--- BEGIN ---
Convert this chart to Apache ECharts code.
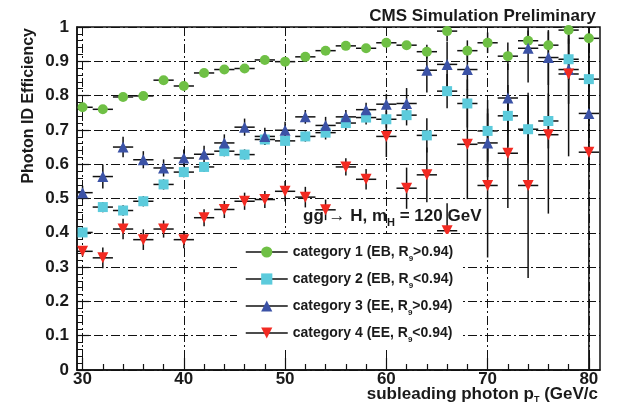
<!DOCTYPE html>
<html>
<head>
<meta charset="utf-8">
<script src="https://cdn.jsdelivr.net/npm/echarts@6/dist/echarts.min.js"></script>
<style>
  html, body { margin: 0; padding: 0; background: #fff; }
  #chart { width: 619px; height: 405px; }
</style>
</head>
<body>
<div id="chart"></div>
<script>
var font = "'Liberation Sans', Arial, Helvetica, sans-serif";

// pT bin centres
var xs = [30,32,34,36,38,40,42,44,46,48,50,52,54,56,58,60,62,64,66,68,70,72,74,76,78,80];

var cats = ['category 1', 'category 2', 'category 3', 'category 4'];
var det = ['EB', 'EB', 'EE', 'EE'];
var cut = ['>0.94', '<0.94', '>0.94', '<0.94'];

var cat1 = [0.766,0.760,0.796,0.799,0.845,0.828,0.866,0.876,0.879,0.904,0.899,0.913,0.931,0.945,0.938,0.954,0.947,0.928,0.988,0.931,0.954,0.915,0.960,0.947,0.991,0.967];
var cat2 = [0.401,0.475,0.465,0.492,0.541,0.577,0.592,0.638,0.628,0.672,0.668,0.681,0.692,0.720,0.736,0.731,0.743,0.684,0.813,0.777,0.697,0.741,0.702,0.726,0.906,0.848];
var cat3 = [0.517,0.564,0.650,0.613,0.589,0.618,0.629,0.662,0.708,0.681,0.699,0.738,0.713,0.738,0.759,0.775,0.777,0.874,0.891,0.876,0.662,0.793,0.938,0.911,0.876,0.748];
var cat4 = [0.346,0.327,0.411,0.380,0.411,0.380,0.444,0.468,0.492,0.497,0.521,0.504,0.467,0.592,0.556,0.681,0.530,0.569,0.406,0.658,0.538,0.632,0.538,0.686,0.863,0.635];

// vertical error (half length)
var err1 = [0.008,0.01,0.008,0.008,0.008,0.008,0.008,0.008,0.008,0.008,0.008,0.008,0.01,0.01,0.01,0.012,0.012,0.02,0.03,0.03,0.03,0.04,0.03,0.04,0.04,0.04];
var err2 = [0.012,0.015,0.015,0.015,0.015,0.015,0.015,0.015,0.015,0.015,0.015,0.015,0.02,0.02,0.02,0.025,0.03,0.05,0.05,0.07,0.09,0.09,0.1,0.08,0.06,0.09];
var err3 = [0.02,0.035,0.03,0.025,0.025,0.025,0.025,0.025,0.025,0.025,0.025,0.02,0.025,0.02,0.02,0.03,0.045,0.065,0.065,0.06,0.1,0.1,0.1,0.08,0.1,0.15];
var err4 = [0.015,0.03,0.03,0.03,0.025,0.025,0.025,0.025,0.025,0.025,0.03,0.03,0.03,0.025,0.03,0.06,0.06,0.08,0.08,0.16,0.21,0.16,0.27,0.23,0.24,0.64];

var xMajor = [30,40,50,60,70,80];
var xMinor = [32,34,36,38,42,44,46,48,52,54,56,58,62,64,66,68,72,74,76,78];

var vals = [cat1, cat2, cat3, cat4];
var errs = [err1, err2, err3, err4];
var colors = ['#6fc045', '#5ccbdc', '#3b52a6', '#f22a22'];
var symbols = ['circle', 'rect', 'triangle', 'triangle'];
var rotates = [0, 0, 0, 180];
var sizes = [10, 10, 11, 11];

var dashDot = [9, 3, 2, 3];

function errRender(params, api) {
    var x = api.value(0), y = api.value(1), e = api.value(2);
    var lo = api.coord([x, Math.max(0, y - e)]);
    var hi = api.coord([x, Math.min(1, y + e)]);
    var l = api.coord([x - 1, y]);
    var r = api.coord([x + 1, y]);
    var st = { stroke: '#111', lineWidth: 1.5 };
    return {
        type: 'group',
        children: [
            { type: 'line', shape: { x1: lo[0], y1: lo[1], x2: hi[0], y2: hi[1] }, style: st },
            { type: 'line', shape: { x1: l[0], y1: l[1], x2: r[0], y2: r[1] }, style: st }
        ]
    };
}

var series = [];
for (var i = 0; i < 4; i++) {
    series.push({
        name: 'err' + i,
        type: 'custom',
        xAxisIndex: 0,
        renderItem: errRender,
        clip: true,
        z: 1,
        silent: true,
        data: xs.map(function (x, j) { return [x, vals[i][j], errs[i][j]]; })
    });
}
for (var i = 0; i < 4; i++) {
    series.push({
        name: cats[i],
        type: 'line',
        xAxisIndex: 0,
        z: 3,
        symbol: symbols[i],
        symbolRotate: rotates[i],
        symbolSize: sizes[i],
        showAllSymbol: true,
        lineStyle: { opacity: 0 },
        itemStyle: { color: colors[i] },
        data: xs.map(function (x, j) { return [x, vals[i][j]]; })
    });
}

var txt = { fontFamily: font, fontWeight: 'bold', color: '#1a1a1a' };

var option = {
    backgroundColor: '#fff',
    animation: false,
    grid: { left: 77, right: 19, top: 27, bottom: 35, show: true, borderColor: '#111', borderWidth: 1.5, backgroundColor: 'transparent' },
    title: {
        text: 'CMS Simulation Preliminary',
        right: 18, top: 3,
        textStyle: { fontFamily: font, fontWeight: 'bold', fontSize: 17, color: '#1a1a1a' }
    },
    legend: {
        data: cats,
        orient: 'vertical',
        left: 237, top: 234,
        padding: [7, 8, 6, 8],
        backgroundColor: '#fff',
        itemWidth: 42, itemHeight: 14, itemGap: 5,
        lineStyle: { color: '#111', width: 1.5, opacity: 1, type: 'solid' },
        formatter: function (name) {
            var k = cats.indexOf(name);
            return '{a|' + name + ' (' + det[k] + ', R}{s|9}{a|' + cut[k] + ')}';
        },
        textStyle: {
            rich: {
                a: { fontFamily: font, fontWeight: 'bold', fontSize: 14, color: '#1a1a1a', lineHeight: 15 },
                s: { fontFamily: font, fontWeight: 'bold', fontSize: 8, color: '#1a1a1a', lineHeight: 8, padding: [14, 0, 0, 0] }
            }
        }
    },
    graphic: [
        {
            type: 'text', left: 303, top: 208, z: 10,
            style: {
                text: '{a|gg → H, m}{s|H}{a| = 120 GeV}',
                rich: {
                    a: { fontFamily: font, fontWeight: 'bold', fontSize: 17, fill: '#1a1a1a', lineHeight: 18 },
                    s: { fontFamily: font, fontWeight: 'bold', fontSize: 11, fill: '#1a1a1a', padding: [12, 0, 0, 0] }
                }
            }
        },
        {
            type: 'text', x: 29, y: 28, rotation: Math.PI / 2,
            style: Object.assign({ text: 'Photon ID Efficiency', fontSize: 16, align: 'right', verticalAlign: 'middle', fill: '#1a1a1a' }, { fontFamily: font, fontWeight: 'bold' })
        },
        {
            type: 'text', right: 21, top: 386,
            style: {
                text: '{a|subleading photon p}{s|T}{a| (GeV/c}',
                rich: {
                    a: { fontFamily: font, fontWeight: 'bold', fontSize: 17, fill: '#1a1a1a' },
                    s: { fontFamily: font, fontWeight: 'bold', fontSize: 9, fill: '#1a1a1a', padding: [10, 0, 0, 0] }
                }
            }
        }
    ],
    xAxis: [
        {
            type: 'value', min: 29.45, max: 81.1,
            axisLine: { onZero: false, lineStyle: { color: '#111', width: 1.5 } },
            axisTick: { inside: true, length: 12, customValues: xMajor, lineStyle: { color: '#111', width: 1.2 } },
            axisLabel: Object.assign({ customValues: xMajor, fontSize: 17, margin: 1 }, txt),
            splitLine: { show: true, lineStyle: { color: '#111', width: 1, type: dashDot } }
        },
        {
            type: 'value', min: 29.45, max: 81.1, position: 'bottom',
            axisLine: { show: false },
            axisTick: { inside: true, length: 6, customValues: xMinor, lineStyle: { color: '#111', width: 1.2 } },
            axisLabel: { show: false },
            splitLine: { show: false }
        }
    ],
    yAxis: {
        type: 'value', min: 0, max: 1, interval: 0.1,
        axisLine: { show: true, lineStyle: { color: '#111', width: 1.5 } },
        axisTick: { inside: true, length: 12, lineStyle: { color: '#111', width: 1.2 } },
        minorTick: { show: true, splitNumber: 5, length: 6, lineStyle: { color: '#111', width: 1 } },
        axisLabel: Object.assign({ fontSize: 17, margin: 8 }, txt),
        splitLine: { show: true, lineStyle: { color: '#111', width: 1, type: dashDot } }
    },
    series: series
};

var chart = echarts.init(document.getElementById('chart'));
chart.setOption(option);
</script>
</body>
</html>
--- END ---
> [WHAT YOU WILL DO]: Only the lines from the top of the data through the line with "var cut = ['>0.94', '<0.94', '>0.94', '<0.94'];" should be quoted, exactly and with both ends kept; skip the pictures.

> [EXERCISE SOLUTION]:
Convert this chart to Apache ECharts code.
<!DOCTYPE html>
<html>
<head>
<meta charset="utf-8">
<script src="https://cdn.jsdelivr.net/npm/echarts@6/dist/echarts.min.js"></script>
<style>
  html, body { margin: 0; padding: 0; background: #fff; }
  #chart { width: 619px; height: 405px; }
</style>
</head>
<body>
<div id="chart"></div>
<script>
var font = "'Liberation Sans', Arial, Helvetica, sans-serif";

// pT bin centres
var xs = [30,32,34,36,38,40,42,44,46,48,50,52,54,56,58,60,62,64,66,68,70,72,74,76,78,80];

var cats = ['category 1', 'category 2', 'category 3', 'category 4'];
var det = ['EB', 'EB', 'EE', 'EE'];
var cut = ['>0.94', '<0.94', '>0.94', '<0.94'];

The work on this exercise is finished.